Speedo Francis calculera à l’arrivée à Barbate le 19 juillet que nous avons courus 1200 milles nautiques à 7,61 nœuds de moyenne ; c’est plus qu’honorable et il faut bien réaliser que cette moyenne doit beaucoup à de longs « rushes » à 9 nœuds…

Il nous reste à reprendre souffle et sommeil franc en ce port, antichambre habituelle pour les voiliers qui s’apprêtent à franchir le détroit de Gibraltar. Nous flânons et profitons tranquillement de cette station balnéaire qu’est Barbate ; constatant que la mode est au maillot brésilien... Pour ma part ce sera la fin du voyage, car je n’ai bêtement pas fait renouveler mon passeport et dois donc débarquer en Europe. Avec quelques difficultés liées à l’absence ou la mauvaise qualité du réseau internet, je règle mes dispositions pour rentrer à Bordeaux. Il est quand même stupéfiant qu’à notre époque les ports de plaisance ne disposent encore pas tous d’une connexion Wi-Fi.
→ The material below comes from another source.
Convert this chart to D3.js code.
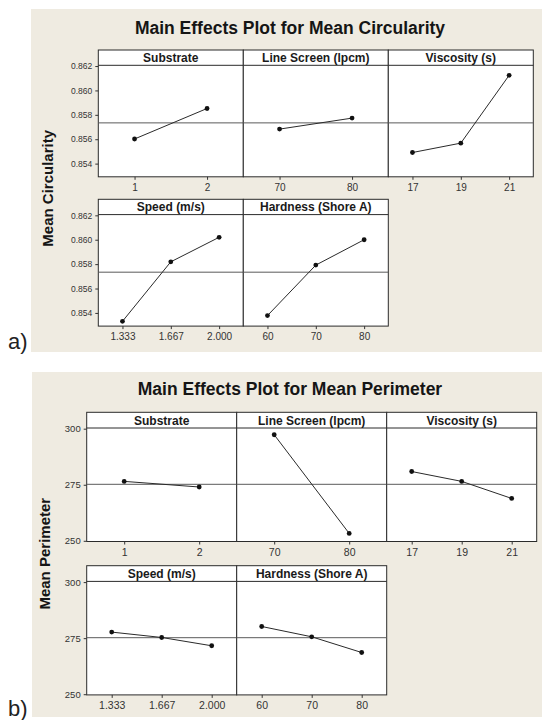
<!DOCTYPE html>
<html>
<head>
<meta charset="utf-8">
<script src="https://cdn.jsdelivr.net/npm/d3@7"></script>
<style>
  body { margin: 0; background: #fff; }
  text { font-family: "Liberation Sans", Arial, sans-serif; }
</style>
</head>
<body>
<script>
// factors and their levels (same for both plots)
var factors = ["Substrate", "Line Screen (lpcm)", "Viscosity (s)", "Speed (m/s)", "Hardness (Shore A)"];
var levels = [["1", "2"], ["70", "80"], ["17", "19", "21"], ["1.333", "1.667", "2.000"], ["60", "70", "80"]];

// level means
var circularity = [
    [0.85602, 0.85852],
    [0.85683, 0.85773],
    [0.85491, 0.85568, 0.86124],
    [0.85331, 0.85819, 0.86020],
    [0.85378, 0.85792, 0.86000]
];
var perimeter = [
    [276.5, 274.0],
    [297.3, 253.3],
    [280.9, 276.5, 268.9],
    [277.7, 275.3, 271.6],
    [280.2, 275.6, 268.6]
];

var circMean = 0.85734;
var perimMean = 275.2;

var circTicks = [0.854, 0.856, 0.858, 0.860, 0.862];
var perimTicks = [250, 275, 300];

var svg = d3.select("body").append("svg")
    .attr("width", 542)
    .attr("height", 720);

function drawPlot(o) {
    var g = svg.append("g");

    // beige background
    g.append("rect")
        .attr("x", o.bgX)
        .attr("y", o.bgTop)
        .attr("width", 542 - o.bgX)
        .attr("height", o.bgBottom - o.bgTop)
        .style("fill", "#efebe1");

    g.append("text")
        .attr("x", 290)
        .attr("y", o.titleY)
        .attr("text-anchor", "middle")
        .style("font-size", "17.5px")
        .style("font-weight", "bold")
        .style("fill", "#151515")
        .text(o.title);

    g.append("text")
        .attr("transform", "translate(" + o.yLabelX + "," + o.yLabelY + ") rotate(-90)")
        .attr("text-anchor", "middle")
        .style("font-size", "15px")
        .style("font-weight", "bold")
        .style("fill", "#151515")
        .text(o.yLabel);

    // a) / b)
    svg.append("text")
        .attr("x", 8)
        .attr("y", o.letterY)
        .style("font-size", "22px")
        .style("fill", "#222")
        .text(o.letter);

    factors.forEach(function(name, i) {
        var row = i < 3 ? 0 : 1,
            col = i % 3;
        var x0 = o.left + col * o.panelW,
            top = o.rowTops[row],
            plotTop = top + o.headerH,
            bottom = plotTop + o.plotH;

        var x = d3.scalePoint()
            .domain(levels[i])
            .range([x0, x0 + o.panelW])
            .padding(0.5);
        var y = d3.scaleLinear()
            .domain(o.yDomain)
            .range([bottom, plotTop]);

        var p = g.append("g");

        p.append("rect")
            .attr("x", x0)
            .attr("y", top)
            .attr("width", o.panelW)
            .attr("height", o.headerH + o.plotH)
            .style("fill", "#fff")
            .style("stroke", "#2b2b2b")
            .style("stroke-width", 1);

        p.append("line")
            .attr("x1", x0).attr("x2", x0 + o.panelW)
            .attr("y1", plotTop).attr("y2", plotTop)
            .style("stroke", "#2b2b2b");

        p.append("text")
            .attr("x", x0 + o.panelW / 2)
            .attr("y", plotTop - 3.5)
            .attr("text-anchor", "middle")
            .style("font-size", "12px")
            .style("font-weight", "bold")
            .style("fill", "#1a1a1a")
            .text(name);

        // grand mean reference line
        p.append("line")
            .attr("x1", x0).attr("x2", x0 + o.panelW)
            .attr("y1", y(o.mean)).attr("y2", y(o.mean))
            .style("stroke", "#5a5a5a")
            .style("stroke-width", 1);

        var xAxis = p.append("g")
            .attr("transform", "translate(0," + bottom + ")")
            .call(d3.axisBottom(x).tickSize(3).tickPadding(4));
        xAxis.select(".domain").remove();
        xAxis.selectAll("line").style("stroke", "#333");
        xAxis.selectAll("text")
            .style("font-family", "'Liberation Sans', Arial, sans-serif")
            .style("font-size", o.xTickSize)
            .style("fill", "#333");

        if (col == 0) {
            var yAxis = p.append("g")
                .attr("transform", "translate(" + x0 + ",0)")
                .call(d3.axisLeft(y).tickValues(o.ticks).tickFormat(o.fmt).tickSize(3).tickPadding(3));
            yAxis.select(".domain").remove();
            yAxis.selectAll("line").style("stroke", "#333");
            yAxis.selectAll("text")
                .style("font-family", "'Liberation Sans', Arial, sans-serif")
                .style("font-size", o.yTickSize)
                .style("fill", "#333");
        }

        var pts = levels[i].map(function(l, j) { return [l, o.values[i][j]]; });

        var line = d3.line()
            .x(function(d) { return x(d[0]); })
            .y(function(d) { return y(d[1]); });

        p.append("path")
            .datum(pts)
            .attr("d", line)
            .style("fill", "none")
            .style("stroke", "#2a2a2a")
            .style("stroke-width", 1);

        p.selectAll("circle")
            .data(pts)
            .enter()
            .append("circle")
            .attr("cx", function(d) { return x(d[0]); })
            .attr("cy", function(d) { return y(d[1]); })
            .attr("r", 2.4)
            .style("fill", "#111");
    });
}

drawPlot({
    bgX: 31, bgTop: 9, bgBottom: 352,
    title: "Main Effects Plot for Mean Circularity", titleY: 33.5,
    yLabel: "Mean Circularity", yLabelX: 53, yLabelY: 188.3,
    letter: "a)", letterY: 349,
    left: 98.3, panelW: 145, rowTops: [50, 199.3], headerH: 15.3, plotH: 111.5,
    yDomain: [0.85292, 0.86206], ticks: circTicks, fmt: d3.format(".3f"),
    values: circularity, mean: circMean,
    yTickSize: "8.5px", xTickSize: "10px"
});

drawPlot({
    bgX: 32, bgTop: 372, bgBottom: 717,
    title: "Main Effects Plot for Mean Perimeter", titleY: 395,
    yLabel: "Mean Perimeter", yLabelX: 50, yLabelY: 553.7,
    letter: "b)", letterY: 716,
    left: 86.7, panelW: 150, rowTops: [412.3, 565.7], headerH: 15.7, plotH: 113.5,
    yDomain: [249.69, 300.31], ticks: perimTicks, fmt: d3.format("d"),
    values: perimeter, mean: perimMean,
    yTickSize: "9.5px", xTickSize: "10.5px"
});
</script>
</body>
</html>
Nous nous séparons donc avec émotion le 21 juillet à huit heures du matin au bout du ponton, un taxi m’emmène… Plus tard depuis l’autobus qui me conduit à Séville et longe la mer au départ, j’aperçois « Auhema » qui franchit au moteur le musoir du port, en tanguant grand’voile haute. A bientôt les amis, des nouvelles et la suite de l’histoire à Saïda.